Deux ans après son arrestation au lendemain du coup d’État du 30 août 2023, s’est tenu au Palais de justice de Libreville, vendredi dernier, le procès de l’ancien ministre des Travaux publics Léon Armel Bounda Balonzi. Au cœur des débats se trouvait la gestion des deniers publics ainsi que les procédures de passation de marchés sous le magistère de l’ancien ministre. Ce dernier, comparaissant aux côtés de son coaccusé Abdel Moussavou, directeur général de la société ZEN B.T.P., doit répondre de chefs d’accusation graves incluant le blanchiment de capitaux, la violation des procédures d’octroi de marchés publics et l’association de malfaiteurs. Ce procès constitue l’aboutissement d’une procédure entamée dès les premières heures de la Transition, puisque l’ancien membre du gouvernement avait été arrêté une semaine seulement après le coup d’État du 30 août 2023.
Le scandale du marché de Potos : 3 milliards contre 900 millions
Le point de friction majeur de l’audience concerne la réhabilitation du marché de Potos, à Franceville. Le tribunal a révélé une anomalie frappante dans le choix du prestataire avec un marché attribué à la société ZEN B.T.P. pour un montant de trois milliards de francs CFA. Cette décision interpelle d’autant plus que l’entreprise SOCOBA, leader reconnu du secteur, avait soumis une offre nettement inférieure s’élevant à 900 millions de francs CFA. Pour justifier ce surcoût, l’ancien ministre a argué de l’expérience de ZEN B.T.P., un argument toutefois balayé par le juge qui a précisé que ladite société n’était même pas répertoriée dans les fichiers de l’État au moment des faits.
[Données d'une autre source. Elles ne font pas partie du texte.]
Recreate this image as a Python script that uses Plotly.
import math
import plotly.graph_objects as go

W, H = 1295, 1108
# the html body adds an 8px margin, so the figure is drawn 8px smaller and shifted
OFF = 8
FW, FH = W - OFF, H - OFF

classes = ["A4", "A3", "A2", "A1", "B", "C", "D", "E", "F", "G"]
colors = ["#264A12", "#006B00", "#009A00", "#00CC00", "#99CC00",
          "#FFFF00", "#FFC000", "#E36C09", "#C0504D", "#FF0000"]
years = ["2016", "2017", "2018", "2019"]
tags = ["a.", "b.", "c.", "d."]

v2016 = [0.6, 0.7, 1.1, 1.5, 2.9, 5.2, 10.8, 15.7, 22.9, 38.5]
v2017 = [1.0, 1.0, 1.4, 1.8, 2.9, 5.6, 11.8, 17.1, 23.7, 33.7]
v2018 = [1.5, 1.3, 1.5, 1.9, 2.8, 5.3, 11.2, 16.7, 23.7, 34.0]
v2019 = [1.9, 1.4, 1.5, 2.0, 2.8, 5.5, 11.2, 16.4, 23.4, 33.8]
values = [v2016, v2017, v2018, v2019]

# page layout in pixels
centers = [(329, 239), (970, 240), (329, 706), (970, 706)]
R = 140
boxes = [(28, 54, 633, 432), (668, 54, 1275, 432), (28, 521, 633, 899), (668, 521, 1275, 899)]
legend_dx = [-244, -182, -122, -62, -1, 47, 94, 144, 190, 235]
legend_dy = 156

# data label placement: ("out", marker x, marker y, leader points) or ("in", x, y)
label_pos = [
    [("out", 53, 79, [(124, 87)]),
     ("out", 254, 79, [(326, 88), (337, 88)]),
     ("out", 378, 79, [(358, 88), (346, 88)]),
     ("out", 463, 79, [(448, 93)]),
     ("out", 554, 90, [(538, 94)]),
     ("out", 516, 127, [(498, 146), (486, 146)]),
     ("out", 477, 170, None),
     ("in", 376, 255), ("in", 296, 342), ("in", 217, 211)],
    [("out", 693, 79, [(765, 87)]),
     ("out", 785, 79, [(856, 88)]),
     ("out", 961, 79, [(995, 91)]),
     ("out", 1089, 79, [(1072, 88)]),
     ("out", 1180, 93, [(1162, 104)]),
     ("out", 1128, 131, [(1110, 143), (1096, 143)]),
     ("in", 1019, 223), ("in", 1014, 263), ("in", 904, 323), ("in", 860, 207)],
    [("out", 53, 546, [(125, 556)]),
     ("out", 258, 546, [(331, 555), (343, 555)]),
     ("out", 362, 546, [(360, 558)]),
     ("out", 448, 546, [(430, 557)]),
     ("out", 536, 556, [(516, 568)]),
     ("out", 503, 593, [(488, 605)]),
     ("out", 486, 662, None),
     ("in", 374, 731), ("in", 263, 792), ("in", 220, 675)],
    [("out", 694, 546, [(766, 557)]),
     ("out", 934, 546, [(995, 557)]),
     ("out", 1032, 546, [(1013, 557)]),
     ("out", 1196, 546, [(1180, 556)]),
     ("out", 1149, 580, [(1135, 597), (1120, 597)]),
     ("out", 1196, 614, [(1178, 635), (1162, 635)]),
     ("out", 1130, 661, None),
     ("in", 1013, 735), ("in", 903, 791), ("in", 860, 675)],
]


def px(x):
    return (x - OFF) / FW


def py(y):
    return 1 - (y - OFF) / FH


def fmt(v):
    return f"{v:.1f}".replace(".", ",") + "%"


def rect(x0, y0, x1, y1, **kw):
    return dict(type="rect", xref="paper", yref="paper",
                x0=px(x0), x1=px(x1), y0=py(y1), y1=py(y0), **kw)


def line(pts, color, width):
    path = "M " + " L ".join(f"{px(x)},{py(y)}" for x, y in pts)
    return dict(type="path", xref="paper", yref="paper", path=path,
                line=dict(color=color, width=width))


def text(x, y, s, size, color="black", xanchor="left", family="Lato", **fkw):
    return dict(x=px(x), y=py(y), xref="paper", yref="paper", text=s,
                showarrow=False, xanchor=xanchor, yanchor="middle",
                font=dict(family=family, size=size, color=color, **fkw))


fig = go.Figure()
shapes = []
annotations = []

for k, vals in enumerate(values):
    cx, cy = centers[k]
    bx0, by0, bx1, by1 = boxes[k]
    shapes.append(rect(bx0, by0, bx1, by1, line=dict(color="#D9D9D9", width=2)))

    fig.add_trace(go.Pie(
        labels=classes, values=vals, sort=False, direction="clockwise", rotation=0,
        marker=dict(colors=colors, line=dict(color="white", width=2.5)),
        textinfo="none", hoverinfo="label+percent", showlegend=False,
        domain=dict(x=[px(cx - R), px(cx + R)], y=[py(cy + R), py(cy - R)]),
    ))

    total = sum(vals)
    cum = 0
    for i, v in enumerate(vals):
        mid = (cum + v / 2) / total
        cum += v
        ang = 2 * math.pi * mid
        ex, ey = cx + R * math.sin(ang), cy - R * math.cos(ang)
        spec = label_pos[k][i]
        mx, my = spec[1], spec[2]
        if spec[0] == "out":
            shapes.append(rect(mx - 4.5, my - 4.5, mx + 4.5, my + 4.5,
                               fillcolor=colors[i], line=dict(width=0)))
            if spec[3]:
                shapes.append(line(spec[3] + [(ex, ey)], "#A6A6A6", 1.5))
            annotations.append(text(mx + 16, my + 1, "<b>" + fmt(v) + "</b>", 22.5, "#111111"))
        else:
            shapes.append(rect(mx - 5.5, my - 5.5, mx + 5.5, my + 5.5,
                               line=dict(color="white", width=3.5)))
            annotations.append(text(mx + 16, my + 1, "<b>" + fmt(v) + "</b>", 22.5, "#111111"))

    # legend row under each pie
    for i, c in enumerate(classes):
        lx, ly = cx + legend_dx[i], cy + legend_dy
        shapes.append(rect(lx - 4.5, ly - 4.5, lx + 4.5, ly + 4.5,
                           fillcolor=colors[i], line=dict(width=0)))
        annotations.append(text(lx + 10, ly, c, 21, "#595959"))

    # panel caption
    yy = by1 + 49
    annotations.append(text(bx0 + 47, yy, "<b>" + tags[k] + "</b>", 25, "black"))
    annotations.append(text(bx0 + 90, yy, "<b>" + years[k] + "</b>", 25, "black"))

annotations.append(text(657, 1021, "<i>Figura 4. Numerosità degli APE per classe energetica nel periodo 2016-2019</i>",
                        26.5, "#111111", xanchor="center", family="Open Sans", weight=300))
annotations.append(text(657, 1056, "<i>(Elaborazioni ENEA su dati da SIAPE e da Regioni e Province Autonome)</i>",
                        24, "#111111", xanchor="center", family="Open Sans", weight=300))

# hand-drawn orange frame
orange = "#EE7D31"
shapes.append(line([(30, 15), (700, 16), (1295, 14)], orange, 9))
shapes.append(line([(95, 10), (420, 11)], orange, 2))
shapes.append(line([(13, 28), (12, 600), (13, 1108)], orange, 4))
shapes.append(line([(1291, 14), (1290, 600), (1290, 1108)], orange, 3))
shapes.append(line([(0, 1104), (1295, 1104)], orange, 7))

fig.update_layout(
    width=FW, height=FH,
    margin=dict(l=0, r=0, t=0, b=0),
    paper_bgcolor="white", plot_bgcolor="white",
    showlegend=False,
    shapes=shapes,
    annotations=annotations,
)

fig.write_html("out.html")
L’ombre de Ian Ngoulou et le système de « redevabilité »
L’audience a pris une tournure politique majeure lorsque le juge a confronté l’accusé à ses déclarations préliminaires. Selon le procès-verbal, Monsieur Bounda Balonzi aurait agi sous les instructions de Ian Ngoulou, alors conseiller influent à la Présidence. Face à la barre, l’ex-ministre a admis être redevable envers Monsieur Ngoulou, affirmant que ce dernier était à l’origine de sa nomination au gouvernement. Le Ministère public s’est alors interrogé sur la légitimité d’un conseiller à s’immiscer dans la passation des marchés publics, alors que l’enquête révèle que l’ex-ministre aurait lui-même imposé ZEN B.T.P. à ses services techniques en violation flagrante du Code des marchés publics.
Un train de vie sous le microscope de la justice
Le volet relatif au blanchiment de capitaux a également été passé au crible. Interrogé sur son train de vie et l’acquisition d’une villa à Fougamou, l’accusé a révélé percevoir un salaire trimestriel de 45 millions de francs CFA, tout en évoquant des aides familiales pour justifier son patrimoine. Parallèlement, Abdel Moussavou a reconnu avoir perçu plus de deux milliards de francs CFA pour les travaux sans avoir fourni de caution bancaire, manquant ainsi aux obligations légales prévues par la réglementation en vigueur.
Des réquisitions sévères avant le délibéré
Dans ses réquisitions, le Ministère public s’est montré particulièrement ferme en réclamant une peine de quatre ans d’emprisonnement ferme, une amende de 110 millions de francs CFA ainsi que la confiscation de tous les biens de l’ex-ministre. De son côté, l’Agence judiciaire de l’État a sollicité le remboursement d’une somme globale dépassant les deux milliards et demi de francs CFA. La défense a tenté de démontrer l’incompétence du tribunal en soulignant que les travaux étaient presque intégralement réalisés et que la responsabilité financière incombait techniquement au Trésorier général. Le tribunal a mis l’affaire en délibéré et rendra son verdict le 9 janvier 2026.